The completion of a major outsourcing deal by TCW Group may provide a blueprint for investment-management firms facing T+1.

TCW, a Los Angeles-based $85 billion asset-management firm, recently had its entire back office converted onto systems run by Mellon Global Securities Services (GSS).

The deal, involving the TCW Group's subsidiaries: Trust Company of the West, TCW Asset Management Company and TCW Investment Management Company, involves transferring 120 TCW-operations professionals to Mellon, where they will continue to be involved with the TCW account while enhancing Mellon's ability to take on new outsourcing clients.

Mellon GSS now supports all of TCW's investment operations, including trade communication, reconciliation, valuation services and client reporting. In addition, Russell/Mellon Analytical Services provides performance measurement and attribution services across all TCW client accounts.

TCW Group's Chief Operating Officer and Executive Vice President William Sonnenborn says that outsourcing its back office will allow TCW to focus on managing money, rather than technology.

"Nothing at TCW was broken," says Sonnenborn. "We saw GSTPA and T+1 (coming) and, at the same time, were trying to focus on portfolio-management capabilities, in terms of how to get the best performance. Those two focuses dilute each other."

So, TCW hit the market looking for a service provider that could meet its needs. After looking into outsourcing deals offered by State Street, Bank of New York and Mellon, TCW narrowed the search down to BONY and Mellon.

"BONY had robust technology but they were in the process of taking on J.P. Morgan," says Sonnenborn. "We were behind that and we didn't know what that meant."

Pamela Brewster, a research analyst with Celent Communications says that as the industry-imposed deadline of reaching T+1 by June of 2005 nears, firms will increasingly look to outsourcing providers for help.

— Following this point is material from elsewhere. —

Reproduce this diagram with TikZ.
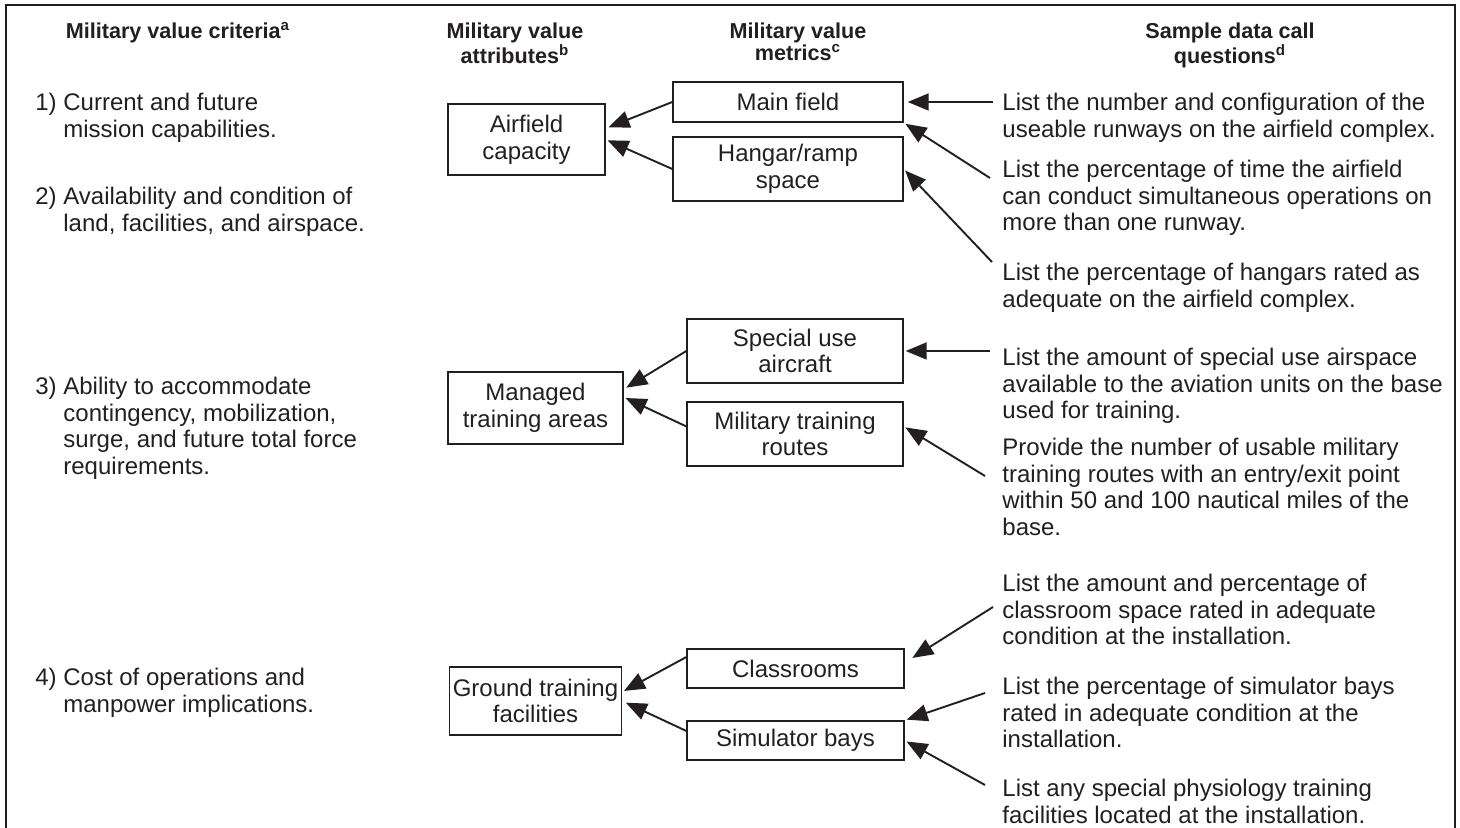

Unfortunately, their SOS calls may not be answered.

"As of now, a good many investment mangers have done nothing for T+1. They will go kicking and screaming into it," she says. "I think that you will see an incredible wave in 2003-2004 as they rush to do something but, at that time, they may be lost because providers only have so much capacity."

Though BONY had the technology TCW was looking for, the custodian did not have the capacity to absorb two major outsourcing deals at the same time, according to Sonnenborn.

So, he says, TCW decided to ink a deal with Mellon, with some of that ink requiring Mellon to either upgrade its proprietary technology (a batch-oriented mainframe-based accounting system) or hook up with a third-party provider.

"We basically had veto rights as to whether what they came up with met the criteria in the service agreement," says Sonnenborn.

Mellon did one better, acquiring Eagle Investment Systems, and with it, Eagle's Star (portfolio accounting) and Pace (data hub and portfolio management) systems.

Sonnenborn adds that TCW's daily-operating costs are "slightly lower" than before but, more importantly, his firm no longer has to worry about keeping up with developments in back-office technology. "We outsourced the whole technology race," he says.

Sonnenborn says that the TCW outsourcing arrangement is the most comprehensive of its kind to date, so there was no defined model of success to follow. "(Outsourcing deals) will soon be a science," says Sonnenborn, "but, for us, it was an art."